Responsive logo systems leverage negative space strategically across their different size variants. The full lockup version, used at large sizes, may include tighter spacing because the details remain visible. The reduced icon version, used at small sizes, increases the negative space relative to the positive elements to maintain clarity. This progressive adjustment ensures the brand identity remains strong whether the mark appears on a billboard or a 16-pixel browser tab.

White space in the surrounding layout context also matters. A logo placed in a dense, cluttered layout loses its presence regardless of how well the internal negative space is designed. Brand guidelines that specify clear space requirements protect the logo external negative space, ensuring the mark commands attention in every application by maintaining a buffer of breathing room between the logo and surrounding content elements.

Understanding how different background contexts affect the perception of negative space is equally important.
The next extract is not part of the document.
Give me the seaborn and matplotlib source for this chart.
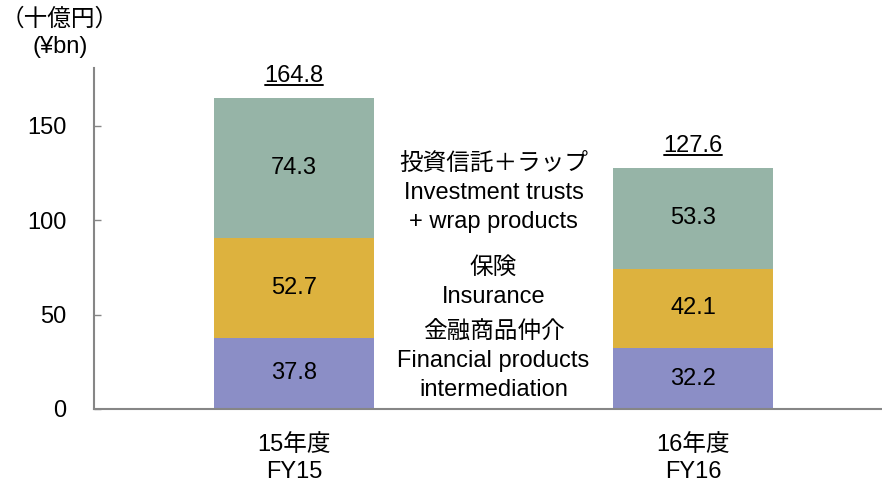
import matplotlib
matplotlib.use("Agg")
import matplotlib.pyplot as plt
import numpy as np
import pandas as pd
import seaborn as sns

# data
years = ["15年度\nFY15", "16年度\nFY16"]
financial = [37.8, 32.2]
insurance = [52.7, 42.1]
trusts = [74.3, 53.3]
totals = [164.8, 127.6]

segment_names = [
    "金融商品仲介\nFinancial products\nintermediation",
    "保険\nInsurance",
    "投資信託＋ラップ\nInvestment trusts\n+ wrap products",
]
segment_colors = ["#8B8EC6", "#DDB23E", "#96B4A7"]

sns.set_theme(style="white")
plt.rcParams["font.family"] = ["Liberation Sans", "Noto Sans CJK JP"]

FS = 17

df = pd.DataFrame({
    "year": years,
    "financial": financial,
    "insurance": insurance,
    "trusts": trusts,
})
layers = [df["financial"].values, df["insurance"].values, df["trusts"].values]
cum = np.cumsum(layers, axis=0)

fig = plt.figure(figsize=(8.82, 4.82), dpi=100)
ax = fig.add_axes([0.1066, 0.1515, 0.8923, 0.7075])

# draw tallest stack first so lower layers overlay it
for i in reversed(range(3)):
    sns.barplot(x=df["year"], y=cum[i], color=segment_colors[i], width=0.4,
                saturation=1, edgecolor="none", linewidth=0, ax=ax)

ax.set_xlim(-0.501, 1.471)
ax.set_ylim(0, 180.7)
ax.set_yticks([0, 50, 100, 150])
ax.set_xlabel("")
ax.set_ylabel("")

# segment values
for j in range(len(years)):
    base = 0.0
    for i in range(3):
        v = layers[i][j]
        ax.text(j, base + v / 2, f"{v:.1f}", ha="center", va="center",
                fontsize=FS, color="#000000")
        base += v

# totals, underlined
fig.canvas.draw()
renderer = fig.canvas.get_renderer()
for j, t in enumerate(totals):
    txt = ax.annotate(f"{t:.1f}", (j, t), xytext=(0, 8), textcoords="offset points",
                      ha="center", va="bottom", fontsize=FS, color="#000000")
    bb = txt.get_window_extent(renderer=renderer)
    inv = fig.transFigure.inverted()
    (x0, y0), (x1, _) = inv.transform([(bb.x0 + 1, bb.y0 + 2), (bb.x1 - 1, bb.y0)])
    fig.add_artist(plt.Line2D([x0, x1], [y0, y0], color="#000000", lw=1.4))

# middle category labels
label_y = [25.5, 67.0, 114.5]
for name, yv in zip(segment_names, label_y):
    ax.text(0.5, yv, name, ha="center", va="center", fontsize=FS,
            linespacing=1.4, color="#000000")

# axes styling
for s in ["top", "right"]:
    ax.spines[s].set_visible(False)
for s in ["left", "bottom"]:
    ax.spines[s].set_color("#868686")
    ax.spines[s].set_linewidth(1.5)
ax.tick_params(axis="y", direction="in", length=5, width=1, color="#868686",
               labelsize=FS, pad=20, left=True, labelcolor="#000000")
ax.tick_params(axis="x", length=0, labelsize=FS, pad=18, labelcolor="#000000")
for lab in ax.get_xticklabels():
    lab.set_linespacing(1.3)

fig.text(0.068, 0.982, "（十億円）\n(¥bn)", ha="center", va="top", fontsize=FS,
         linespacing=1.3, color="#000000")

fig.savefig("out.png", dpi=100)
On a clean white website, generous negative space feels intentional and luxurious. On a busy retail package surrounded by competing visual elements, the same amount of negative space might not be enough to separate the mark from its surroundings. Designers must consider the typical viewing context when determining how much negative space the logo needs to maintain its visual independence.

Key Takeaway

Negative space is an active design element that improves readability, creates hidden meanings, and gives logos visual sophistication. The best negative space work feels inevitable rather than forced, revealing secondary imagery that strengthens the brand message.